KY’s Franklin announces closure

Classic cars lined up at the Franklin Drive-In Theater
2013 photo from the Franklin Drive-In Facebook page

Trivia that was accurate as of last week: Of the (about) 311 active US drive-ins, four of them are located by the city or town of Franklin in four different states. The first three are the Milky Way Drive-In in Wisconsin, Warner’s Drive-In in West Virginia, and Canary Creek Cinemas in Indiana.

Today, those are the only three. On Monday, the owners of the Franklin Drive-In in Kentucky announced that they had sold the place, and that it would no longer operate as a drive-in theater. There were several local news organizations reporting the story, but I don’t think any of them had any more to work with than the Franklin’s original Facebook post. WBKO, Bowling Green’s News Leader, posted a video anyway of mostly file footage, which is better than nothing.

Of course, I virtually visited the Franklin in 2017 during my 2017 Drive-In-a-Day Odyssey. As I wrote then, the drive-in was a literal stone’s throw from Tennessee and less than 40 miles away from Nashville. The Franklin was family owned and operated since 1969, most recently by the Prices and their families. It began its life as the 31W or 31 West Drive-In, since that’s the highway that it’s on, and changed its name to the Franklin some time after the demise of the original Franklin Drive-In, which operated on Russellville Road from 1960 until some time around 1980.

The closure announcement noted that the Franklin “has been in our family for 33 years and we bought it from the original family who built it.” The owners blamed traffic (huh?), light pollution, and the rise of streaming services for their decision. I always thought that traffic was a good thing, with more motorists seeing your marquee, but light is definitely an issue in a lot of places. Since the dawn of television, it’s always been the main opponent for theaters in general; the solution is to provide an experience you can’t get at home.

But it’s always possible that the Franklin’s owners just got a nice retirement-funding purchase offer and took it. It’s just a shame that they couldn’t find someone else ready to keep the movie nights going.

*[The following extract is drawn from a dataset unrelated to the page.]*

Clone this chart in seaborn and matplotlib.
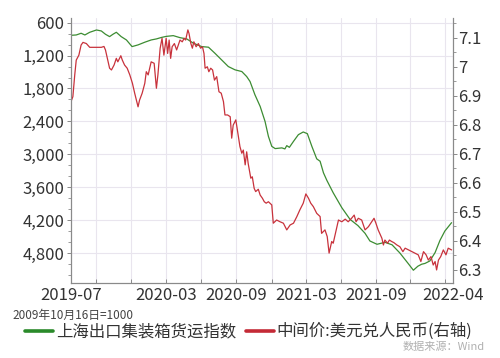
import matplotlib
matplotlib.use("Agg")
import matplotlib.pyplot as plt
import matplotlib.ticker as mticker
from matplotlib.lines import Line2D
import seaborn as sns
import pandas as pd

# ---------------- data ----------------
scfi_dates = [
    "2019-07-01", "2019-07-15", "2019-07-28", "2019-08-07", "2019-08-20", "2019-09-07",
    "2019-09-20", "2019-10-01", "2019-10-12", "2019-10-21", "2019-10-30", "2019-11-12",
    "2019-11-26", "2019-12-11", "2019-12-27", "2020-01-14", "2020-01-31", "2020-02-14",
    "2020-02-27", "2020-03-11", "2020-03-30", "2020-04-17", "2020-05-05", "2020-05-23",
    "2020-06-14", "2020-07-02", "2020-07-19", "2020-08-06", "2020-08-24", "2020-09-11",
    "2020-09-29", "2020-10-12", "2020-10-21", "2020-11-03", "2020-11-17", "2020-11-30",
    "2020-12-09", "2020-12-18", "2020-12-27", "2021-01-14", "2021-01-22", "2021-01-27",
    "2021-02-03", "2021-02-14", "2021-02-27", "2021-03-12", "2021-03-23", "2021-04-04",
    "2021-04-17", "2021-04-26", "2021-05-05", "2021-05-14", "2021-05-31", "2021-06-23",
    "2021-07-15", "2021-08-05", "2021-08-24", "2021-09-06", "2021-09-25", "2021-10-16",
    "2021-11-04", "2021-11-25", "2021-12-17", "2021-12-31", "2022-01-12", "2022-01-22",
    "2022-01-31", "2022-02-13", "2022-02-27", "2022-03-12", "2022-03-25", "2022-04-12",
]
scfi_values = [
    830, 824, 793, 824, 775, 733,
    751, 811, 854, 811, 775, 854,
    915, 1036, 1005, 956, 915, 896,
    870, 850, 836, 873, 896, 975,
    1036, 1047, 1156, 1278, 1400, 1460,
    1491, 1582, 1673, 1914, 2127, 2400,
    2673, 2855, 2896, 2883, 2902, 2842,
    2873, 2764, 2642, 2593, 2624, 2855,
    3083, 3127, 3338, 3475, 3702, 3974,
    4187, 4300, 4441, 4581, 4641, 4605,
    4650, 4800, 4990, 5114, 5041, 5005,
    4990, 4945, 4792, 4570, 4400, 4247,
]

cny_dates = [
    "2019-07-01", "2019-07-06", "2019-07-11", "2019-07-15", "2019-07-22", "2019-07-28",
    "2019-08-02", "2019-08-11", "2019-08-20", "2019-09-02", "2019-09-20", "2019-09-27",
    "2019-10-01", "2019-10-06", "2019-10-12", "2019-10-17", "2019-10-24", "2019-10-30",
    "2019-11-03", "2019-11-11", "2019-11-15", "2019-11-21", "2019-11-28", "2019-12-05",
    "2019-12-12", "2019-12-18", "2019-12-27", "2019-12-31", "2020-01-07", "2020-01-14",
    "2020-01-18", "2020-01-23", "2020-01-27", "2020-01-31", "2020-02-08", "2020-02-14",
    "2020-02-18", "2020-02-24", "2020-02-29", "2020-03-05", "2020-03-11", "2020-03-15",
    "2020-03-19", "2020-03-23", "2020-03-27", "2020-04-02", "2020-04-08", "2020-04-17",
    "2020-04-23", "2020-04-28", "2020-05-02", "2020-05-08", "2020-05-11", "2020-05-16",
    "2020-05-20", "2020-05-24", "2020-05-30", "2020-06-05", "2020-06-11", "2020-06-16",
    "2020-06-20", "2020-06-23", "2020-06-29", "2020-07-03", "2020-07-08", "2020-07-13",
    "2020-07-18", "2020-07-24", "2020-07-30", "2020-08-05", "2020-08-11", "2020-08-15",
    "2020-08-22", "2020-08-29", "2020-09-02", "2020-09-06", "2020-09-13", "2020-09-18",
    "2020-09-24", "2020-09-29", "2020-10-03", "2020-10-08", "2020-10-12", "2020-10-16",
    "2020-10-23", "2020-10-27", "2020-11-01", "2020-11-05", "2020-11-12", "2020-11-17",
    "2020-11-23", "2020-11-28", "2020-12-03", "2020-12-09", "2020-12-18", "2020-12-22",
    "2020-12-31", "2021-01-09", "2021-01-18", "2021-01-27", "2021-02-05", "2021-02-14",
    "2021-02-23", "2021-03-03", "2021-03-12", "2021-03-19", "2021-03-26", "2021-04-01",
    "2021-04-08", "2021-04-17", "2021-04-26", "2021-04-30", "2021-05-09", "2021-05-15",
    "2021-05-20", "2021-05-27", "2021-05-31", "2021-06-08", "2021-06-14", "2021-06-23",
    "2021-07-02", "2021-07-10", "2021-07-19", "2021-07-26", "2021-07-31", "2021-08-06",
    "2021-08-15", "2021-08-24", "2021-09-02", "2021-09-11", "2021-09-17", "2021-09-22",
    "2021-09-28", "2021-10-08", "2021-10-12", "2021-10-16", "2021-10-23", "2021-10-28",
    "2021-11-03", "2021-11-09", "2021-11-17", "2021-11-25", "2021-12-03", "2021-12-09",
    "2021-12-18", "2021-12-27", "2022-01-04", "2022-01-13", "2022-01-20", "2022-01-27",
    "2022-02-03", "2022-02-09", "2022-02-16", "2022-02-22", "2022-02-27", "2022-03-03",
    "2022-03-08", "2022-03-14", "2022-03-21", "2022-03-28", "2022-04-03", "2022-04-12",
]
cny_values = [
    6.880, 6.897, 6.972, 7.023, 7.040, 7.075,
    7.084, 7.080, 7.067, 7.067, 7.067, 7.070,
    7.058, 7.029, 6.995, 6.989, 7.006, 7.029,
    7.017, 7.038, 7.023, 7.006, 6.995, 6.972,
    6.943, 6.909, 6.862, 6.885, 6.909, 6.943,
    6.983, 6.972, 6.995, 7.017, 7.012, 6.926,
    6.972, 7.064, 7.098, 7.040, 7.098, 7.046,
    7.092, 7.029, 7.069, 7.080, 7.058, 7.092,
    7.086, 7.098, 7.092, 7.127, 7.115, 7.080,
    7.064, 7.086, 7.069, 7.080, 7.064, 7.069,
    7.046, 6.995, 7.000, 6.983, 6.995, 6.989,
    6.954, 6.966, 6.914, 6.909, 6.880, 6.834,
    6.834, 6.828, 6.754, 6.799, 6.817, 6.776,
    6.725, 6.702, 6.713, 6.662, 6.707, 6.667,
    6.616, 6.621, 6.581, 6.570, 6.578, 6.558,
    6.547, 6.535, 6.530, 6.535, 6.524, 6.461,
    6.472, 6.466, 6.461, 6.438, 6.455, 6.461,
    6.484, 6.507, 6.530, 6.562, 6.547, 6.530,
    6.518, 6.495, 6.484, 6.426, 6.438, 6.415,
    6.358, 6.398, 6.392, 6.438, 6.472, 6.466,
    6.475, 6.466, 6.478, 6.489, 6.466, 6.478,
    6.472, 6.438, 6.449, 6.466, 6.478, 6.461,
    6.438, 6.409, 6.386, 6.403, 6.392, 6.403,
    6.398, 6.394, 6.386, 6.380, 6.363, 6.375,
    6.369, 6.363, 6.358, 6.352, 6.329, 6.363,
    6.352, 6.334, 6.346, 6.317, 6.329, 6.300,
    6.334, 6.346, 6.369, 6.352, 6.375, 6.369,
]

left_ticks = [600, 1200, 1800, 2400, 3000, 3600, 4200, 4800]
right_ticks = [6.3, 6.4, 6.5, 6.6, 6.7, 6.8, 6.9, 7.0, 7.1]
x_tick_dates = ["2019-07-01", "2019-09-05", "2019-12-08", "2020-03-11", "2020-06-11",
                "2020-09-14", "2020-12-18", "2021-03-19", "2021-06-20", "2021-09-22",
                "2021-12-23", "2022-03-26", "2022-04-15"]
x_tick_labels = ["2019-07", "", "", "2020-03", "", "2020-09", "", "2021-03", "",
                 "2021-09", "", "", "2022-04"]

series_green = "上海出口集装箱货运指数"
series_red = "中间价:美元兑人民币(右轴)"
note_text = "2009年10月16日=1000"
source_text = "数据来源：Wind"

# ---------------- style ----------------
sns.set_theme(style="white")
plt.rcParams["font.family"] = ["Noto Sans CJK SC", "DejaVu Sans"]
plt.rcParams["axes.unicode_minus"] = False

GREEN = "#3c8c32"
RED = "#c8323c"
TXT = "#333333"
SPINE = "#8a8a8a"
GRID = "#e9e5ee"

df_g = pd.DataFrame({"date": pd.to_datetime(scfi_dates), "value": scfi_values})
df_r = pd.DataFrame({"date": pd.to_datetime(cny_dates), "value": cny_values})

fig = plt.figure(figsize=(5.0, 3.58), dpi=100)
ax = fig.add_axes([71 / 500, 1 - 283 / 358, (452.7 - 71) / 500, (283 - 18.3) / 358])
ax2 = ax.twinx()

sns.lineplot(data=df_g, x="date", y="value", ax=ax, color=GREEN, linewidth=0.9, legend=False)
sns.lineplot(data=df_r, x="date", y="value", ax=ax2, color=RED, linewidth=0.9, legend=False)

ax.set_xlim(pd.Timestamp("2019-07-01"), pd.Timestamp("2022-04-15"))
ax.set_ylim(5347, 520)
ax2.set_ylim(6.255, 7.167)

for a in (ax, ax2):
    a.set_xlabel("")
    a.set_ylabel("")

ax.set_yticks(left_ticks)
ax.yaxis.set_major_formatter(mticker.FuncFormatter(lambda v, p: f"{int(v):,}"))
ax.yaxis.set_minor_locator(mticker.MultipleLocator(200))
ax2.set_yticks(right_ticks)
ax2.yaxis.set_major_formatter(mticker.FuncFormatter(lambda v, p: f"{v:g}"))
ax2.yaxis.set_minor_locator(mticker.MultipleLocator(0.05))

ax.set_xticks(pd.to_datetime(x_tick_dates))
ax.set_xticklabels(x_tick_labels)

ax.grid(True, axis="both", color=GRID, linewidth=0.8)
ax.set_axisbelow(True)

for a in (ax, ax2):
    a.spines["top"].set_visible(False)
    for s in ["left", "right", "bottom"]:
        a.spines[s].set_color(SPINE)
        a.spines[s].set_linewidth(0.8)

ax.tick_params(axis="y", which="major", direction="out", length=3, width=0.7,
               color=SPINE, labelsize=12, labelcolor=TXT, pad=2, left=True)
ax.tick_params(axis="y", which="minor", direction="out", length=2, width=0.6,
               color=SPINE, left=True)
ax.tick_params(axis="x", which="major", direction="in", length=3, width=0.7,
               color=SPINE, labelsize=12, labelcolor=TXT, pad=3, bottom=True)
ax2.tick_params(axis="y", which="major", direction="out", length=3, width=0.7,
                color=SPINE, labelsize=12, labelcolor=TXT, pad=1, right=True)
ax2.tick_params(axis="y", which="minor", direction="out", length=2, width=0.6,
                color=SPINE, right=True)

# legend
handles = [Line2D([], [], color="#2a8a2a", linewidth=2.6),
           Line2D([], [], color="#c42a36", linewidth=2.6)]
fig.legend(handles, [series_green, series_red], loc="center left",
           bbox_to_anchor=(25 / 500, 1 - 331.7 / 358), ncol=2, frameon=False,
           fontsize=11.8, handlelength=1.7, handletextpad=0.18, columnspacing=0.6,
           borderpad=0, borderaxespad=0, labelcolor=TXT)

fig.text(12 / 500, 1 - 315 / 358, note_text, fontsize=8.5, color="#444444",
         ha="left", va="center")
fig.text(485 / 500, 1 - 347 / 358, source_text, fontsize=8, color="#b0b0b0",
         ha="right", va="center")

fig.savefig("out.png", dpi=100)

Pueblo’s Mesa sold, will reopen

The Mesa as it looked in 2005.

We can always use a bit of good news, as was published in this morning’s Pueblo Chieftain. Marcella Snyder and her husband Jon Parkin, already the owners of the Tibbs Drive-In in Indianapolis, have purchased the Mesa Drive-In in Pueblo CO. They’re working on upgrades to the plumbing and a few other items, and are looking to reopen around Memorial Day weekend.

The slightly sad part of the story is a farewell to Chuck and Marianne James, longtime supporters of this blog, who are retiring. They had owned the Mesa since they saved it from the bulldozers in 1994. In 2000, they added two screens to their drive-in from others in Colorado that had closed. After those decades of stewardship, it’s so nice that they found another drive-in enthusiast to take over.

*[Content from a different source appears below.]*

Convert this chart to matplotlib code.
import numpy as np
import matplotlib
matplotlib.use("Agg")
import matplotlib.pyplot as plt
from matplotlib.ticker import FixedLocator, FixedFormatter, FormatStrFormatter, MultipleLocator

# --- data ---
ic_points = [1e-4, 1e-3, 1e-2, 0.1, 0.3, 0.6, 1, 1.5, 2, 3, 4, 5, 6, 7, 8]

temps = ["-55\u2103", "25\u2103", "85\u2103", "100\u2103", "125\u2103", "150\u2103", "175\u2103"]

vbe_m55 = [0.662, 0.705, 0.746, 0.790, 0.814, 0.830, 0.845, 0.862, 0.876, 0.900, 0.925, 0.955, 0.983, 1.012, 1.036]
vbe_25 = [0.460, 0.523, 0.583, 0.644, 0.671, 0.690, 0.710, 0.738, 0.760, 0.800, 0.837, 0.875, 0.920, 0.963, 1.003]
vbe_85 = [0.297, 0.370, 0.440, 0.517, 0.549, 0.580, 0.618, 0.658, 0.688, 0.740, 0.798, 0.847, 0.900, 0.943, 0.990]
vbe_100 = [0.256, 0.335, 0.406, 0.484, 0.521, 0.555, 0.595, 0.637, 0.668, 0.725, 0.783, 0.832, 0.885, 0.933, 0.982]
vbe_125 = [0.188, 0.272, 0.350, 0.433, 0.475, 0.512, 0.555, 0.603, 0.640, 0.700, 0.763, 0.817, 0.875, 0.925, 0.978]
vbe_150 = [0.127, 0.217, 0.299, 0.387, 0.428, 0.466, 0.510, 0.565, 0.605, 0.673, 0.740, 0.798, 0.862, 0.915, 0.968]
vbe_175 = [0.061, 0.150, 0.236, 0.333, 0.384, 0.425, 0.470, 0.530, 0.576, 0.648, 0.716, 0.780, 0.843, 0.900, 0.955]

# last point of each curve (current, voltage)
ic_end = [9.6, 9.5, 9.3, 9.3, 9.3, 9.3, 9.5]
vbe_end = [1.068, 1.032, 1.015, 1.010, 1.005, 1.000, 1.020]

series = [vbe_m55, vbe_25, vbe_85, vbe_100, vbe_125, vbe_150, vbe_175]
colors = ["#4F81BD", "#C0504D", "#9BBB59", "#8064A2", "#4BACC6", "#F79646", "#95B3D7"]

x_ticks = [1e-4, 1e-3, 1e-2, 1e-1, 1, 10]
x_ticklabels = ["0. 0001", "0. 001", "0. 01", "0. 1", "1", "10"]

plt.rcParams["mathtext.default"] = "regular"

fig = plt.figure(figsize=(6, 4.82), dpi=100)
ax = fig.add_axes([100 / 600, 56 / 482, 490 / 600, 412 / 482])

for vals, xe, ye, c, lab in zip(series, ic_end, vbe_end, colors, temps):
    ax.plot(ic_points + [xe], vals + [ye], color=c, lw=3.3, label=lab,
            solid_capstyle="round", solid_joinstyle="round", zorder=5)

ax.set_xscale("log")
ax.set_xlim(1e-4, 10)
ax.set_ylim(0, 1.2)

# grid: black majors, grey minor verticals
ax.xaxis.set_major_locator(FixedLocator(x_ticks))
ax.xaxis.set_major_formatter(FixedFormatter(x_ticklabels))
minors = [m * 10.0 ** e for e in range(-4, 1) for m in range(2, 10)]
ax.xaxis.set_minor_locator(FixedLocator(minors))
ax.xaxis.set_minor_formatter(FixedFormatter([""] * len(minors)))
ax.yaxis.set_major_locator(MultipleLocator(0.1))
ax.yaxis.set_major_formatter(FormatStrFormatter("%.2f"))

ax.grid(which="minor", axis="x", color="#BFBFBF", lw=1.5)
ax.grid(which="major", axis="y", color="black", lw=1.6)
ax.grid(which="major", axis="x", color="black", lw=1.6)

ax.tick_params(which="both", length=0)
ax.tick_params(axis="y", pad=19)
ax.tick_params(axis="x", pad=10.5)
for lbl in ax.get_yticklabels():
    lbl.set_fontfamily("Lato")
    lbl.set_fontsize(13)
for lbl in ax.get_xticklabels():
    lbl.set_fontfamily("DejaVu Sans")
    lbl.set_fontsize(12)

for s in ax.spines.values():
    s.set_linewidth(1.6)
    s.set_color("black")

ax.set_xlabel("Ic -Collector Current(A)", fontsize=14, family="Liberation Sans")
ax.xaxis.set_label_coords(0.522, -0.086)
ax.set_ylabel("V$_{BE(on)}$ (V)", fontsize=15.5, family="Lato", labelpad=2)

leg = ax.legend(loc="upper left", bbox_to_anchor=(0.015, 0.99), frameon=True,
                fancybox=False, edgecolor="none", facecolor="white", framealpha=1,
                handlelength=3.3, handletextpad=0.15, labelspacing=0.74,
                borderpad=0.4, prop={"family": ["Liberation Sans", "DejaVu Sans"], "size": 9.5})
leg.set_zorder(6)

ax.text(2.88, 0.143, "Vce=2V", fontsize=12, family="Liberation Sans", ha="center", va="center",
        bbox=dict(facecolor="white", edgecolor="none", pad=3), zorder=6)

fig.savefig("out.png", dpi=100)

In honor of the transition, the Chieftain produced a nice little slideshow video documenting some of the Mesa’s history. I would note that there are significantly more than 200 active drive-ins in the US, but that’s a minor quibble. Let’s all be happy that this Colorado landmark shows every sign of staying active for decades to come.

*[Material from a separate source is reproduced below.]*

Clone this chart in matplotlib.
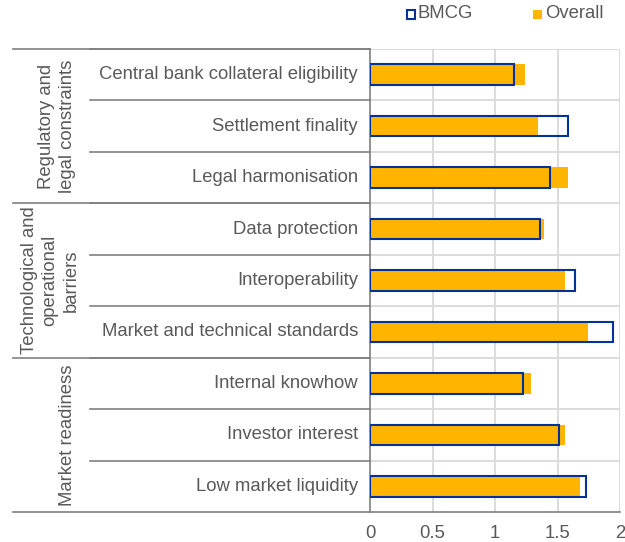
import matplotlib
matplotlib.use("Agg")
import matplotlib.pyplot as plt
from matplotlib.patches import Rectangle
from matplotlib.transforms import blended_transform_factory

plt.rcParams['font.family'] = ['Liberation Sans', 'DejaVu Sans']

categories = ["Central bank collateral eligibility", "Settlement finality", "Legal harmonisation",
              "Data protection", "Interoperability", "Market and technical standards",
              "Internal knowhow", "Investor interest", "Low market liquidity"]
groups = ["Regulatory and\nlegal constraints", "Technological and\noperational\nbarriers", "Market readiness"]
group_sizes = [3, 3, 3]
bmcg = [1.15, 1.58, 1.44, 1.36, 1.64, 1.94, 1.22, 1.51, 1.73]
overall = [1.24, 1.34, 1.58, 1.39, 1.56, 1.74, 1.29, 1.56, 1.68]
xticks = [0, 0.5, 1, 1.5, 2]
xticklabels = ["0", "0.5", "1", "1.5", "2"]

TXT = '#595959'
ORANGE = '#FFB400'
BLUE = '#003299'
GRID = '#D9D9D9'
AX = '#808080'
FS = 13.3

W, H = 625, 542
fig = plt.figure(figsize=(W / 100, H / 100), dpi=100)
left, right, top, bottom = 370, 620, 49, 512
ax = fig.add_axes([left / W, (H - bottom) / H, (right - left) / W, (bottom - top) / H])

n = len(categories)
ys = list(range(n))
bh = 0.4
ax.barh(ys, overall, height=bh, color=ORANGE, zorder=2)
ax.barh(ys, bmcg, height=bh, facecolor='none', edgecolor=BLUE, linewidth=1.5, zorder=3)

ax.set_xlim(0, 2)
ax.set_ylim(n - 0.5, -0.5)
ax.set_xticks(xticks)
ax.set_xticklabels(xticklabels, fontsize=FS, color=TXT)
ax.tick_params(axis='x', length=0, pad=9)
ax.set_yticks([])
for x in xticks[1:]:
    ax.axvline(x, color=GRID, lw=1.3, zorder=1)
for k in range(n):
    ax.axhline(k - 0.5, color=GRID, lw=1.3, zorder=1)

for s in ['top', 'right']:
    ax.spines[s].set_visible(False)
for s in ['left', 'bottom']:
    ax.spines[s].set_color(AX)
    ax.spines[s].set_linewidth(1.2)

tr = blended_transform_factory(ax.transAxes, ax.transData)
pw = right - left
x_group = -(left - 13) / pw
x_cat = -(left - 90) / pw

# category boundary lines and labels
for k in range(n):
    ax.plot([x_cat, 0], [k - 0.5, k - 0.5], transform=tr, color=AX, lw=1.2, clip_on=False)
    ax.text(-12 / pw, k, categories[k], transform=tr, ha='right', va='center', fontsize=FS, color=TXT)

# group boundary lines and labels
start = 0
gx = [57, 50, 67]
for g, size in enumerate(group_sizes):
    ax.plot([x_group, 0], [start - 0.5, start - 0.5], transform=tr, color=AX, lw=1.2, clip_on=False)
    center = start + (size - 1) / 2
    ax.text(-(left - gx[g]) / pw, center, groups[g], transform=tr, rotation=90,
            ha='center', va='center', fontsize=FS, color=TXT, linespacing=1.3, multialignment='center')
    start += size
ax.plot([x_group, 0], [n - 0.5, n - 0.5], transform=tr, color=AX, lw=1.2, clip_on=False)

# legend
ly = 14
fig.patches.append(Rectangle((407 / W, 1 - (ly + 4.5) / H), 8 / W, 8 / H, transform=fig.transFigure,
                             facecolor='white', edgecolor=BLUE, linewidth=1.5))
fig.text(418 / W, 1 - ly / H, "BMCG", ha='left', va='center', fontsize=FS, color=TXT)
fig.patches.append(Rectangle((533 / W, 1 - (ly + 4.5) / H), 9 / W, 9 / H, transform=fig.transFigure,
                             facecolor=ORANGE, edgecolor='none'))
fig.text(545 / W, 1 - ly / H, "Overall", ha='left', va='center', fontsize=FS, color=TXT)

fig.savefig("out.png", dpi=100)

IN’s Holiday Adding A 6th Screen

Here’s another positive sign: The owners of the Holiday Drive-In west of Rockport IN have installed a sixth screen. That’s today’s news from the Messenger-Inquirer, based just across the Ohio River in Owensboro KY.

I’ll admit that this news confuses me a little. When I made my virtual visit to the Holiday last April, I noted that it had added that sixth screen in 2016. Today’s news said that the final work on that screen was done by Tim Moseley, son of former owner Darrell Moseley, who passed away in 2016. There’s a present-day photo of a crane hoisting the screen into place, so I must have been wrong last year.

Anyway, the Messenger-Inquirer story said that the new screen had been “saved from the former drive-in in Henderson,” and that this was Darrell’s last big improvement planned for the Holiday, which he bought in 1978. There were at least three drive-ins in Henderson KY: the Audubon, the Hi-Y, and the Starlite, which was the last to close. Maybe that’s where Screen 6 came from.

Even better, the younger Moseley is adding another concession stand and associated rest rooms, which should all be open by next summer. Shorter walks to the bathroom are always welcome!

Two things you should check out: that Messenger-Inquirer article with photo, and Google’s Street View of the Holiday. Although it’s a decade old, there’s a virtual drive all the way through the drive-in property, showing the signs for all five screens. I wish we had a lot more like that!